I’m Scared of School


Her long green dress adorned with white flowers flowed around her as she slowly walked down the steps and then hurried over to me. Kneeling, I was immediately met by one of the tightest hugs our seven-year-old granddaughter, Sweet Caroline, has ever given.

“Papa,” she whispered, “I’m scared.” It was the first day of 2nd grade for our brave little redhead that’s never scared of anything — until now.

Her mom called down that it was time to go, but Sweet Caroline didn’t want to let go of her Big Papa hug. What I whispered back seemed to settle and reassure her about the big day ahead. Pulling away, she wiped her eyes, smiled, then ran over and bounded up the steps. What she said echoed down, warming my heart as I struggled to get back up. “Thanks, Papa. Love you.”

My mom spoke the same reassuring words to me on my first day of school so many years ago, on that old familiar street not so far away called Flamingo. “It’s okay to be nervous about change in your life. Just remember we love you. Now go have a great day.”

I was only six, and it was kindergarten, but it was the first time I can remember being apprehensive about a day. Since then, there have been many, many more. Below are just a few days that rank high up on my nervous day scale. Let’s see if they are like any of yours.

The first day of high school was a day — no, an entire week — that had my nerves on edge. During all of elementary school, we never changed classrooms for different subjects, but when we reached high school all that suddenly ended. And we only had five minutes to reach our new classroom or we’d be counted as “tardy.” Being tardy meant you were in trouble and had to make a trip to the office, another place that made me nervous.

The first day of college was far worst than the first day of high school. Not only did we have to switch classes, but they also weren’t even in the same buildings!

Next up, the first day of learning how to drive … with Dad. It’s easy to remember that day of driving. But not because I was super nervous — which I was. And not because he had selected downtown Atlanta streets as a good place for me to have the full experience of true driving — which he did.

It was the day Dad was so upset he couldn’t even eat his meal at The Varsity. As soon as we reached downtown, he pulled over and let me drive the rest of the way to The Varsity … a big mistake.

First, I turned down a one-way street going the wrong way. Then at the bottom of the steep hill, I ran the stop sign at the intersection, barely missing one car before almost hitting another. I thought my abilities to avoid not one, but two horrible crashes were fantastic! Dad thought otherwise.
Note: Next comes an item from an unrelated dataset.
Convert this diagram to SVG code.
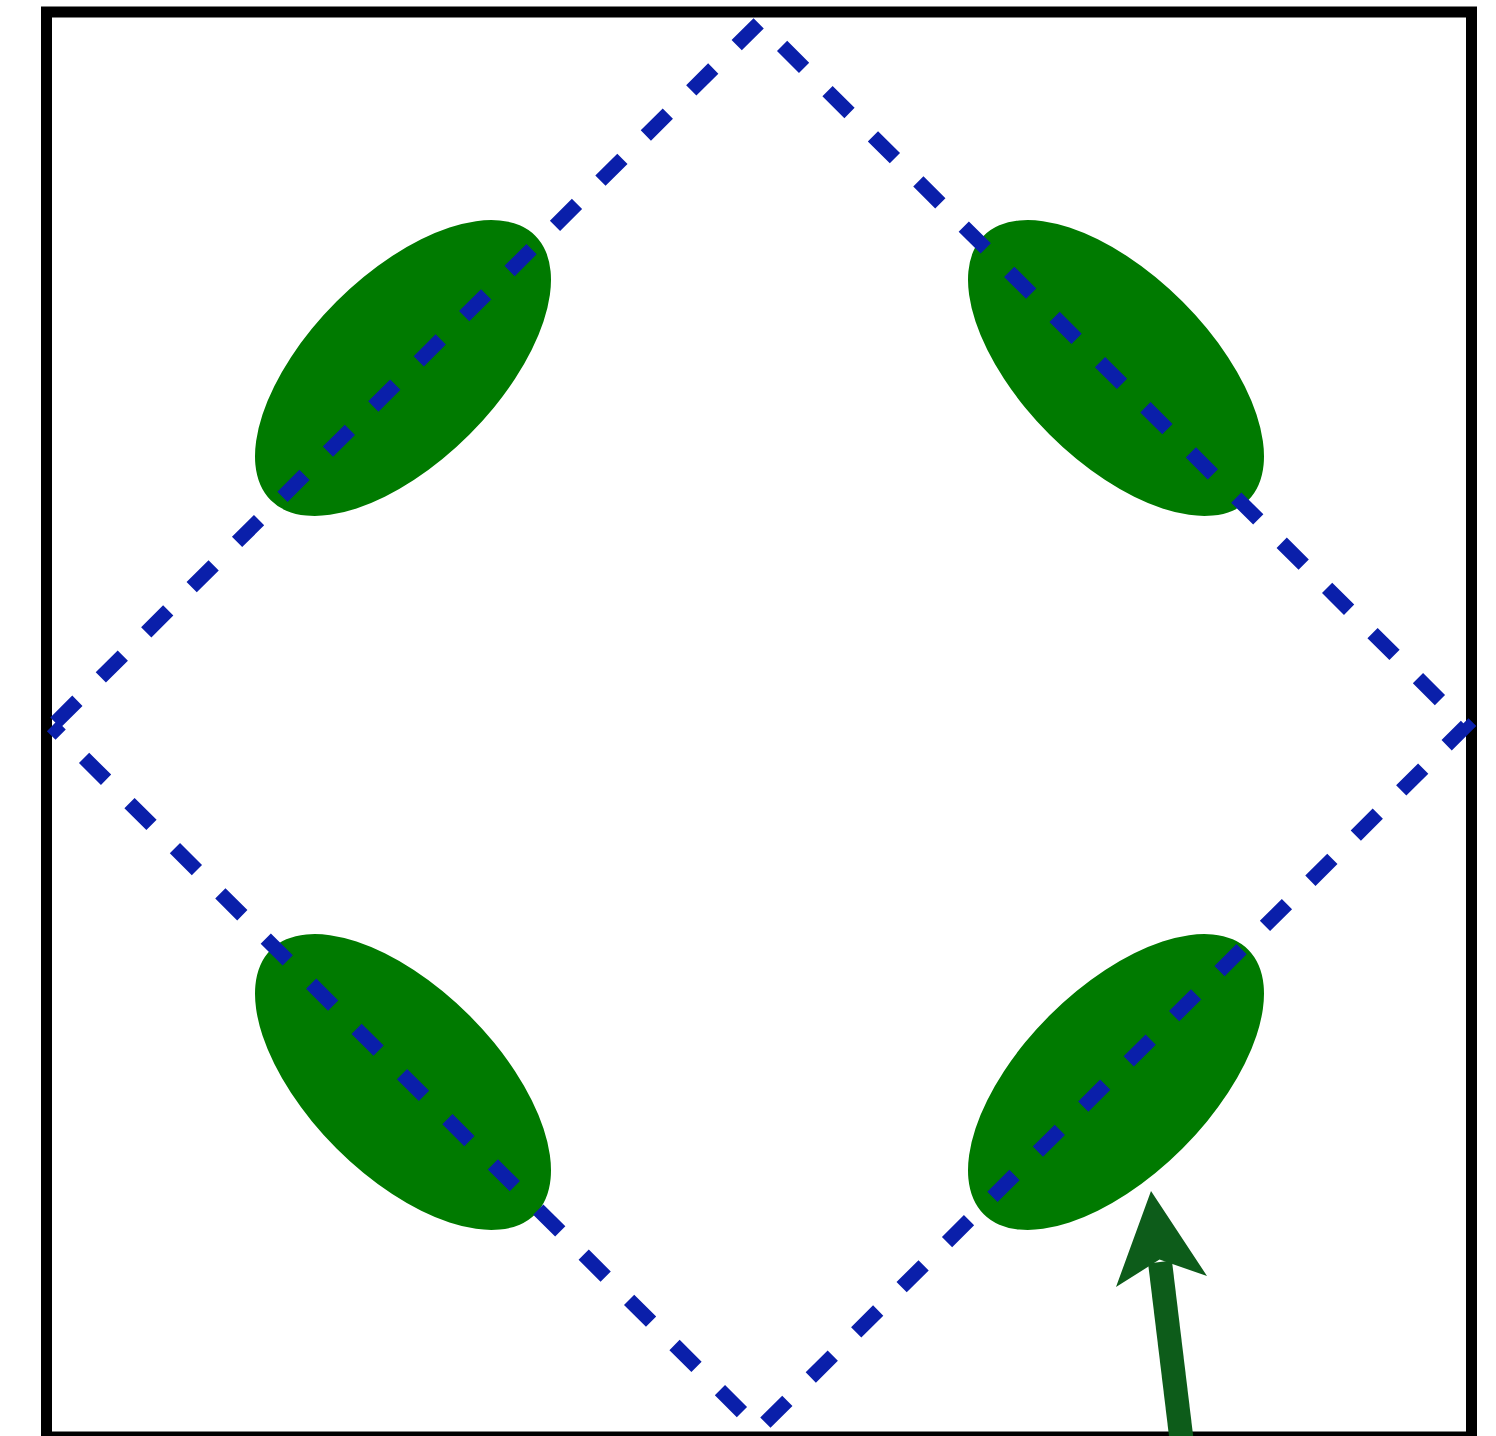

Working at a new job ranks near the top of the nervous list, and my first day at the fire department was just such a day.

Walking under the bay doors in my crisp new uniform, I thought I knew what I was doing. After all, I was twenty-three years old and had even gone to college. I quickly found out, thirty minutes later in the middle of my first apartment fire, those four years weren’t going to help me one bit.

For the rest of that shift and for months later, I was nervous every time the alarm sounded. It took years of hard work, but eventually I was no longer nervous going to work at the fire department.

Luckily, it seems like it took less than a day, for Sweet Caroline to overcome her nervousness about second grade. On the way home after picking up Little One and Sweet Caroline from school, I asked how their first day had gone.

Sweet Caroline was so excited I had to tell her to slow down. “Papa, it was a great day! I love my new teacher! She gave me a hug!” I asked her if she was still nervous about going to school, and she replied, “No. I even made a new friend, but I don’t remember her name.”

Being nervous about a big change in your life, like the first day at a new job or school, is normal. It means that you care and want to make a good first impression. Sweet Caroline is only seven, and she has already conquered her first big fear … the first day of 2nd grade.

She, like her older sister, Little One, will be just fine. It’s their Big Papa here, I’m worried about. They and their mom will move out tomorrow after living with us for the last six years. It will be a big change in The Wife’s and my life.

Now what am I going to do with all that time alone? Like that six-year-old kid back on Flamingo, I’m nervous once again.